== Goal of the exercise ==
Word for word, restate every line of the listing that follows.

....

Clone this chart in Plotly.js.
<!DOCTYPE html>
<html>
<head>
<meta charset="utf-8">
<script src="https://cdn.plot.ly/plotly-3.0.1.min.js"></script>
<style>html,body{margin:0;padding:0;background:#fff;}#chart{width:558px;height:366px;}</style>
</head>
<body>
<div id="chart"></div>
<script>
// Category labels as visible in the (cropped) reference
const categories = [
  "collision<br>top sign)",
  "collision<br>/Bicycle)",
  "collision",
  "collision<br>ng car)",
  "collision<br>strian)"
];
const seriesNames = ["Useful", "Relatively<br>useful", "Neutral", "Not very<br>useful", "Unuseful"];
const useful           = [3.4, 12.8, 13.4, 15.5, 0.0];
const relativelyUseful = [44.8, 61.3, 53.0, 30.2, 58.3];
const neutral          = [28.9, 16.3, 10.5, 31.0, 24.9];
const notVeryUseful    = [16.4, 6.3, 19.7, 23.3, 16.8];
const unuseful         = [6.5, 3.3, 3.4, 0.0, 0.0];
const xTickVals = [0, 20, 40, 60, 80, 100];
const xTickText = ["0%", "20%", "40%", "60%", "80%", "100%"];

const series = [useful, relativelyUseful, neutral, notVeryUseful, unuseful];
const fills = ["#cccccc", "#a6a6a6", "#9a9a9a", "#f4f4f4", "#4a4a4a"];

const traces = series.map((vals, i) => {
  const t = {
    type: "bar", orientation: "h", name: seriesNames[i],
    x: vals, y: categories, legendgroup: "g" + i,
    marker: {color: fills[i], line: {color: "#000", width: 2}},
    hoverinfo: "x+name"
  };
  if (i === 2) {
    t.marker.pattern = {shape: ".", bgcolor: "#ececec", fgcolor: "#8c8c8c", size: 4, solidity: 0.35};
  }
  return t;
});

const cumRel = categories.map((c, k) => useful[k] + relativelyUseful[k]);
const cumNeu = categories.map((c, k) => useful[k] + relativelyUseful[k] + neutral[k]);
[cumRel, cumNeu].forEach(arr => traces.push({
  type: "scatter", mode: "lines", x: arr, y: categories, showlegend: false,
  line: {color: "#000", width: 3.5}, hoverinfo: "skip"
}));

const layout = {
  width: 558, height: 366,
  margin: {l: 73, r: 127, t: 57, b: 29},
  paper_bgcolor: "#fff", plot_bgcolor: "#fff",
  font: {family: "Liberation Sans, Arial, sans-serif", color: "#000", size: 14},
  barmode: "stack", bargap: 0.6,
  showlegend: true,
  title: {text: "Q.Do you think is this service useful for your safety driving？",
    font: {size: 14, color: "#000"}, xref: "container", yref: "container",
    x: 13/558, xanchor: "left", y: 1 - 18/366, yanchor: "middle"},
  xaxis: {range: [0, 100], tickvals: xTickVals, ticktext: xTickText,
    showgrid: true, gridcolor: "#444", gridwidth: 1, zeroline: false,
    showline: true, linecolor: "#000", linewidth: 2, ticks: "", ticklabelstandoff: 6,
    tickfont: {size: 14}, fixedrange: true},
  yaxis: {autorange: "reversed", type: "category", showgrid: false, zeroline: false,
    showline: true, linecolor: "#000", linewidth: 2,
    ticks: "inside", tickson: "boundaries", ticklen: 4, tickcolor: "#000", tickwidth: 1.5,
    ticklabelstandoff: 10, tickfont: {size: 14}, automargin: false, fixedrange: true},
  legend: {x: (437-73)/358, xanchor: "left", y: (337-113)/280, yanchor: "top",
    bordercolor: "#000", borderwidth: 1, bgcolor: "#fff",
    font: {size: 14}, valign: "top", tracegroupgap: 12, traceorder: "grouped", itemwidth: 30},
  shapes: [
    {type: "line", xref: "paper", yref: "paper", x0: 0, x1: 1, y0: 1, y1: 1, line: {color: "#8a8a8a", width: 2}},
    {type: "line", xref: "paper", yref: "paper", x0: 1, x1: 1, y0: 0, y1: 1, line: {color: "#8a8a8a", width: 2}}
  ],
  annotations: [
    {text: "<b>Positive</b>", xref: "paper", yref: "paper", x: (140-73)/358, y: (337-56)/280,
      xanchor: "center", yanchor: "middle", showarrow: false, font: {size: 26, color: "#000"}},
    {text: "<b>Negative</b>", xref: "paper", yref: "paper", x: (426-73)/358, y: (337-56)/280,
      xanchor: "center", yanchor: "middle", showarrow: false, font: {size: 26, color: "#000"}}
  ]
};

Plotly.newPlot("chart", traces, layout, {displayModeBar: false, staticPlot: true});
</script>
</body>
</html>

....

== Complete response ==
Clone this chart in Plotly.js.
<!DOCTYPE html>
<html>
<head>
<meta charset="utf-8">
<script src="https://cdn.plot.ly/plotly-3.0.1.min.js"></script>
<style>html,body{margin:0;padding:0;background:#fff;}#chart{width:558px;height:366px;}</style>
</head>
<body>
<div id="chart"></div>
<script>
// Category labels as visible in the (cropped) reference
const categories = [
  "collision<br>top sign)",
  "collision<br>/Bicycle)",
  "collision",
  "collision<br>ng car)",
  "collision<br>strian)"
];
const seriesNames = ["Useful", "Relatively<br>useful", "Neutral", "Not very<br>useful", "Unuseful"];
const useful           = [3.4, 12.8, 13.4, 15.5, 0.0];
const relativelyUseful = [44.8, 61.3, 53.0, 30.2, 58.3];
const neutral          = [28.9, 16.3, 10.5, 31.0, 24.9];
const notVeryUseful    = [16.4, 6.3, 19.7, 23.3, 16.8];
const unuseful         = [6.5, 3.3, 3.4, 0.0, 0.0];
const xTickVals = [0, 20, 40, 60, 80, 100];
const xTickText = ["0%", "20%", "40%", "60%", "80%", "100%"];

const series = [useful, relativelyUseful, neutral, notVeryUseful, unuseful];
const fills = ["#cccccc", "#a6a6a6", "#9a9a9a", "#f4f4f4", "#4a4a4a"];

const traces = series.map((vals, i) => {
  const t = {
    type: "bar", orientation: "h", name: seriesNames[i],
    x: vals, y: categories, legendgroup: "g" + i,
    marker: {color: fills[i], line: {color: "#000", width: 2}},
    hoverinfo: "x+name"
  };
  if (i === 2) {
    t.marker.pattern = {shape: ".", bgcolor: "#ececec", fgcolor: "#8c8c8c", size: 4, solidity: 0.35};
  }
  return t;
});

const cumRel = categories.map((c, k) => useful[k] + relativelyUseful[k]);
const cumNeu = categories.map((c, k) => useful[k] + relativelyUseful[k] + neutral[k]);
[cumRel, cumNeu].forEach(arr => traces.push({
  type: "scatter", mode: "lines", x: arr, y: categories, showlegend: false,
  line: {color: "#000", width: 3.5}, hoverinfo: "skip"
}));

const layout = {
  width: 558, height: 366,
  margin: {l: 73, r: 127, t: 57, b: 29},
  paper_bgcolor: "#fff", plot_bgcolor: "#fff",
  font: {family: "Liberation Sans, Arial, sans-serif", color: "#000", size: 14},
  barmode: "stack", bargap: 0.6,
  showlegend: true,
  title: {text: "Q.Do you think is this service useful for your safety driving？",
    font: {size: 14, color: "#000"}, xref: "container", yref: "container",
    x: 13/558, xanchor: "left", y: 1 - 18/366, yanchor: "middle"},
  xaxis: {range: [0, 100], tickvals: xTickVals, ticktext: xTickText,
    showgrid: true, gridcolor: "#444", gridwidth: 1, zeroline: false,
    showline: true, linecolor: "#000", linewidth: 2, ticks: "", ticklabelstandoff: 6,
    tickfont: {size: 14}, fixedrange: true},
  yaxis: {autorange: "reversed", type: "category", showgrid: false, zeroline: false,
    showline: true, linecolor: "#000", linewidth: 2,
    ticks: "inside", tickson: "boundaries", ticklen: 4, tickcolor: "#000", tickwidth: 1.5,
    ticklabelstandoff: 10, tickfont: {size: 14}, automargin: false, fixedrange: true},
  legend: {x: (437-73)/358, xanchor: "left", y: (337-113)/280, yanchor: "top",
    bordercolor: "#000", borderwidth: 1, bgcolor: "#fff",
    font: {size: 14}, valign: "top", tracegroupgap: 12, traceorder: "grouped", itemwidth: 30},
  shapes: [
    {type: "line", xref: "paper", yref: "paper", x0: 0, x1: 1, y0: 1, y1: 1, line: {color: "#8a8a8a", width: 2}},
    {type: "line", xref: "paper", yref: "paper", x0: 1, x1: 1, y0: 0, y1: 1, line: {color: "#8a8a8a", width: 2}}
  ],
  annotations: [
    {text: "<b>Positive</b>", xref: "paper", yref: "paper", x: (140-73)/358, y: (337-56)/280,
      xanchor: "center", yanchor: "middle", showarrow: false, font: {size: 26, color: "#000"}},
    {text: "<b>Negative</b>", xref: "paper", yref: "paper", x: (426-73)/358, y: (337-56)/280,
      xanchor: "center", yanchor: "middle", showarrow: false, font: {size: 26, color: "#000"}}
  ]
};

Plotly.newPlot("chart", traces, layout, {displayModeBar: false, staticPlot: true});
</script>
</body>
</html>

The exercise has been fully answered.